Francesca DiMattio’s canvases take architecture as their subject as a means to restructure the concept of space. Using painting as a springboard for invention, DiMattio’s buildings and interiors descend into a myriad of perspectival confusion as grid-like patterns of brick and tile, decorative arches, and off kilter staircases become departure points for painterly contrasts and expressive mark-making. Occupying human-sized scale, DiMattio’s canvases create a dizzying sense of physical environment. Veering between art historical references – from pop, art nouveau, and op art – DiMattio’s paintings extend post-modern eclecticism into the realm of the surreal.
In Ladder, DiMattio envisions a still-life within a classical portico which dissolves into an entanglement of illusory confusion. DiMattio adapts the systematic order of black and white illustration as a means to underscore the subtle disruption of her composition. Painted objects, such as the ladder and umbrella, become embedded within the stylised background, their realistic rendering careening against the flatness of the picture plane as they are engulfed by the Matisse-like wall paper and threatened by the undulating floor.
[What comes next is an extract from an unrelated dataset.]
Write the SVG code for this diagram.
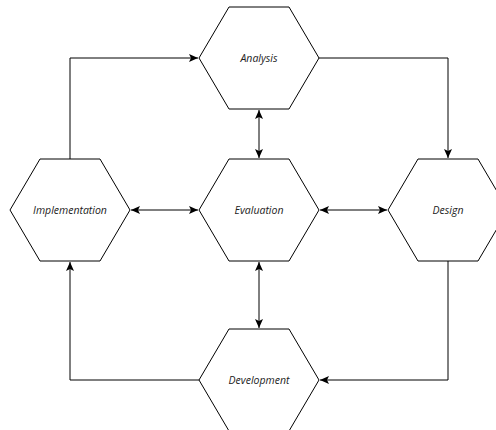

DiMattio’s Broken Arch appropriates the staidness of her architectural subject to explore the visual representation of velocity and weightlessness. Juxtaposing the rigid geometry of mosaic-like forms against an explosion of feather motifs, bijoux patterning, and skewed linear shapes, DiMattio creates a sense of wonder and unease from an arrangement of formal elegance. Infusing the free flow meander of doodling with baroque opulence, DiMattio contrives an optical illusion through both disjointed perspective and a heightened physicality of surface detail.